18.1 Bestemmingsomschrijving
De voor 'Wonen - Woonwagenstandplaats' aangewezen gronden zijn bestemd voor:
-
a. wonen in maximaal 7 wooneenheden;
met de daarbij behorende:
-
b. tuinen en erven;
-
c. verhardingen en parkeervoorzieningen;
-
d. bergingen en sanitaire ruimten;
-
e. waterhuishoudkundige voorzieningen, waterlopen en waterpartijen, alsmede (ondergrondse) waterbergings- en infiltratievoorzieningen.
18.2 Bouwregels
18.2.1 Wooneenheden
Voor het bouwen van wooneenheden gelden de volgende regels:
-
a. wooneenheden zijn alleen toegestaan binnen het bouwvlak;
-
b. er zijn maximaal 7 wooneenheden toegestaan met een maximale oppervlakte per wooneenheid van 395 m²;
-
c. de breedte van een bouwperceel bedraagt minimaal 13,5 m;
-
d. de goothoogte van de wooneenheden mag niet meer bedragen dan de ter plaatse van de aanduiding 'maximale goot- en bouwhoogte' aangegeven goothoogte;
-
e. de bouwhoogte van de wooneenheden mag niet meer bedragen dan de ter plaatse van de aanduiding 'maximale goot- en bouwhoogte' aangegeven bouwhoogte;
-
f. de afstand tot de zijdelingse perceelgrens bedraagt minimaal 1,5 m aan beide zijden, met dien verstande dat de afstand tussen de wooneenheden minimaal 5 m moet bedragen.
18.2.2 Bijgebouwen
Voor het bouwen van bijgebouwen bij woonwagens gelden de volgende regels:
-
a. de bijgebouwen mogen uitsluitend in een bouwvlak worden gebouwd;
-
b. per standplaats is maximaal 1 bijgebouw toegestaan met een maximale oppervlakte van 25 m²;
-
c. de goothoogte bedraagt maximaal 3 m;
-
d. de bouwhoogte bedraagt maximaal 4 m;
-
e. per standplaats is één voorziening van algemeen nut toegestaan met een maximale oppervlakte van 15 m².
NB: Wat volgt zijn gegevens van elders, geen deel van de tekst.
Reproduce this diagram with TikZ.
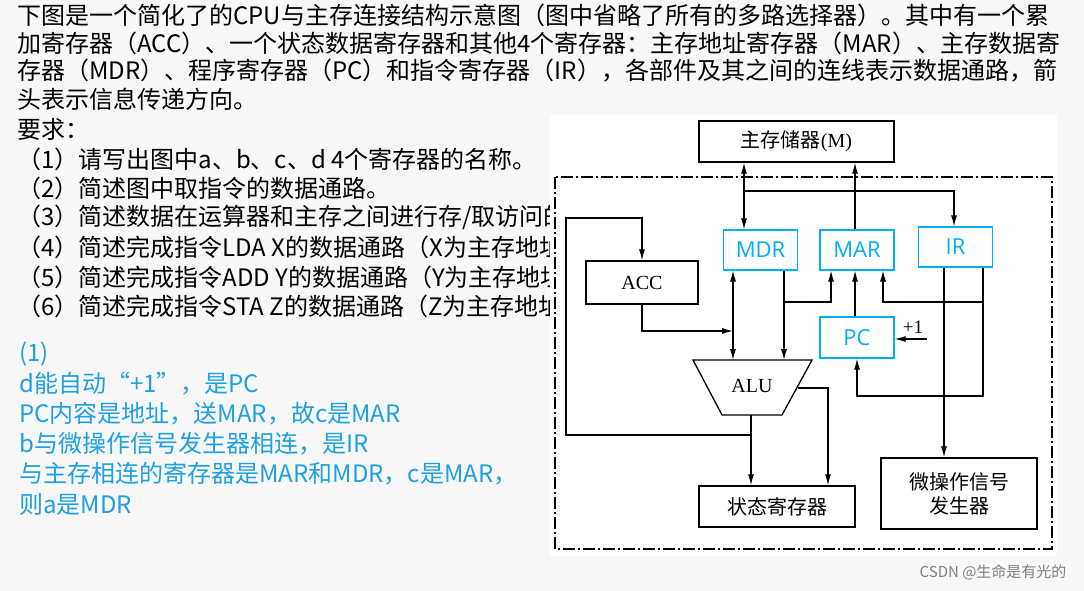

18.2.3 Bouwwerken, geen gebouwen zijnde
Voor het bouwen van bouwwerken, geen gebouwen zijnde, gelden de volgende regels:
-
a. de maximale bouwhoogte van erf- en terreinafscheidingen bedraagt 2 m, met dien verstande dat de bouwhoogte voor erf- en terreinafscheidingen voor zover gelegen voor de naar de weg gekeerde bouwgrens maximaal 1 m mag bedragen;
-
b. de maximale bouwhoogte van een overkapping bedraagt 3 m, met dien verstande dat er slechts 1 overkapping per standplaats gerealiseerd mag worden en tot maximaal 30 m²;
-
c. de maximale bouwhoogte van overige bouwwerken, geen gebouwen zijnde bedraagt 3 m.